Design Concept
Our approach, from the beginning, has been to take VR and focus on what makes it unique, as a medium, thus naturally bringing forth a form of story that is unique. This entire experience will be about the person wearing the headset — about them as them. The story is shaped by them.
We looked at what VR, as opposed to other mediums, affords us, and one natural answer was embodiment. A participant can embody any entity (or non-entity), and furthermore, exercise their physicality in a fictional or artistic world. In this experience, a transformation of identity takes place — a transcendental shift to another form of being. Such shifts are extremely tricky in other mediums, if not impossible. From a technical standpoint, we want embodiment to be as natural as possible; we will have no button clicks, teleportation, or distracting UI elements.

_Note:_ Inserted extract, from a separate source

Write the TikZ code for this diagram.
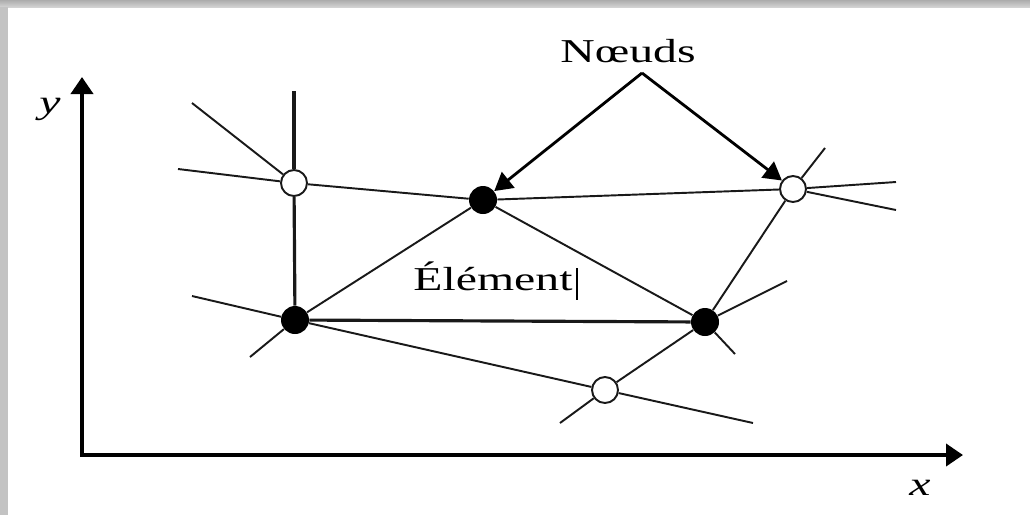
\documentclass[tikz,border=0pt]{standalone}
\usepackage{fontspec}
\setmainfont{Liberation Serif}
\usepackage{tikz}
\usetikzlibrary{arrows.meta, positioning}
\definecolor{mydark}{RGB}{25,25,25}
\definecolor{myframe}{RGB}{195,195,195}
\tikzset{
  opennode/.style={circle, draw=mydark, fill=white,
    minimum size=0.52cm, inner sep=0pt, line width=1.1pt},
  fullnode/.style={circle, fill=black,
    minimum size=0.56cm, inner sep=0pt},
  meshline/.style={line width=1.1pt, color=mydark},
  boldline/.style={line width=1.8pt, color=mydark},
  arrow/.style={-{Triangle[length=0.36cm, width=0.40cm]}, line width=1.6pt, color=black},
  axis/.style={{Triangle[length=0.34cm, width=0.44cm]}-{Triangle[length=0.34cm, width=0.44cm]},
    line width=2.2pt, color=black},
  bigtext/.style={font=\fontsize{19}{22}\selectfont, xscale=1.43, inner sep=0pt}
}

\begin{document}
\begin{tikzpicture}[x=0.02cm, y=-0.02cm]
  \useasboundingbox (0,0) rectangle (1030,515);
  % frame of the screenshot
  \shade[top color=gray!65, bottom color=gray!35] (0,0) rectangle (1030,7);
  \fill[myframe] (0,7) rectangle (8,515);

  % axes
  \coordinate (o) at (82,455);
  \coordinate (ytip) at (82,77);
  \coordinate (xtip) at (963,455);
  \draw[axis] (ytip) -- (o) -- (xtip);
  \node[bigtext] (ylab) at (50,109) {\textit{y}};
  \node[bigtext] (xlab) at (920,488) {\textit{x}};

  % nodes of the mesh
  \node[opennode] (A) at (294,183) {};
  \node[fullnode] (B) at (483,200) {};
  \node[opennode] (C) at (793,189) {};
  \node[fullnode] (D) at (295,320) {};
  \node[fullnode] (E) at (705,322) {};
  \node[opennode] (F) at (605,390) {};

  % free ends of the mesh lines
  \coordinate (a1) at (294,91);
  \coordinate (a2) at (192,103);
  \coordinate (a3) at (178,169);
  \coordinate (c1) at (825,148);
  \coordinate (c2) at (896,182);
  \coordinate (c3) at (896,210);
  \coordinate (e1) at (787,281);
  \coordinate (e2) at (735,354);
  \coordinate (f1) at (560,423);
  \coordinate (f2) at (753,423);
  \coordinate (d1) at (192,296);
  \coordinate (d2) at (250,357);

  % bold edges
  \draw[boldline] (A) -- (a1);
  \draw[boldline] (A) -- (D);
  \draw[boldline] (D) -- (E);
  % element edges
  \draw[meshline] (D) -- (B);
  \draw[meshline] (B) -- (E);
  % other edges
  \draw[meshline] (A) -- (B);
  \draw[meshline] (B) -- (C);
  \draw[meshline] (C) -- (E);
  \draw[meshline] (E) -- (F);
  \draw[meshline] (D) -- (F);
  % stubs
  \draw[meshline] (A) -- (a2);
  \draw[meshline] (A) -- (a3);
  \draw[meshline] (C) -- (c1);
  \draw[meshline] (C) -- (c2);
  \draw[meshline] (C) -- (c3);
  \draw[meshline] (E) -- (e1);
  \draw[meshline] (E) -- (e2);
  \draw[meshline] (F) -- (f1);
  \draw[meshline] (F) -- (f2);
  \draw[meshline] (D) -- (d1);
  \draw[meshline] (D) -- (d2);

  % labels
  \node[bigtext, anchor=base] (noeuds) at (628,62) {Nœuds};
  \coordinate (n0) at (642,73);
  \draw[arrow] (n0) -- (B);
  \draw[arrow] (n0) -- (C);
  \node[bigtext, anchor=base] (elem) at (493,290) {Élément};
  \draw[line width=0.6pt] (577,268) -- (577,300);
\end{tikzpicture}
\end{document}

Furthermore, we decided to focus on physical expression and play with giving and taking it from the participant. We want interactivity to subsume the participant, and encourage them to let loose: to scream their hearts out, to sing, to swing and dance, to create music with their body, all in connection to the understanding and progress of the main narrative. The world should and will respond to any agency exercised at every step of the experience. At the same time, we will experiment with taking agency away, such that the loss is keenly felt.
We are also approaching the development of this experience from a “sound-first” perspective, which essentially means sound design and score influence the visual design as much as the other way round. We want the emotion to come from performing interactive tasks and the harmony of sound with this interaction, and therefore very much from “storyliving” and not traditional “storytelling”.
The story starts before a person dons the headset and ends long after they have removed it. The space/installation will enable the person in the headset to become a performer via the acts he/she is performing inside the virtual space, while simultaneously obscuring them enough for them to express themselves without worrying about other people. Is there a way to create an experience out of this for onlookers, a way to connect the virtual and real worlds with every participant’s story experience? Can a participant unwittingly perform a narrative that contains the essence of the story? Can there be a spontaneous creation of actor and audience?
By bringing together these components, we want to create a work that is accessible to anyone in the world, independent of language and free of assumptions based on culture and geography. We want to create an experience where you are not separate from the story.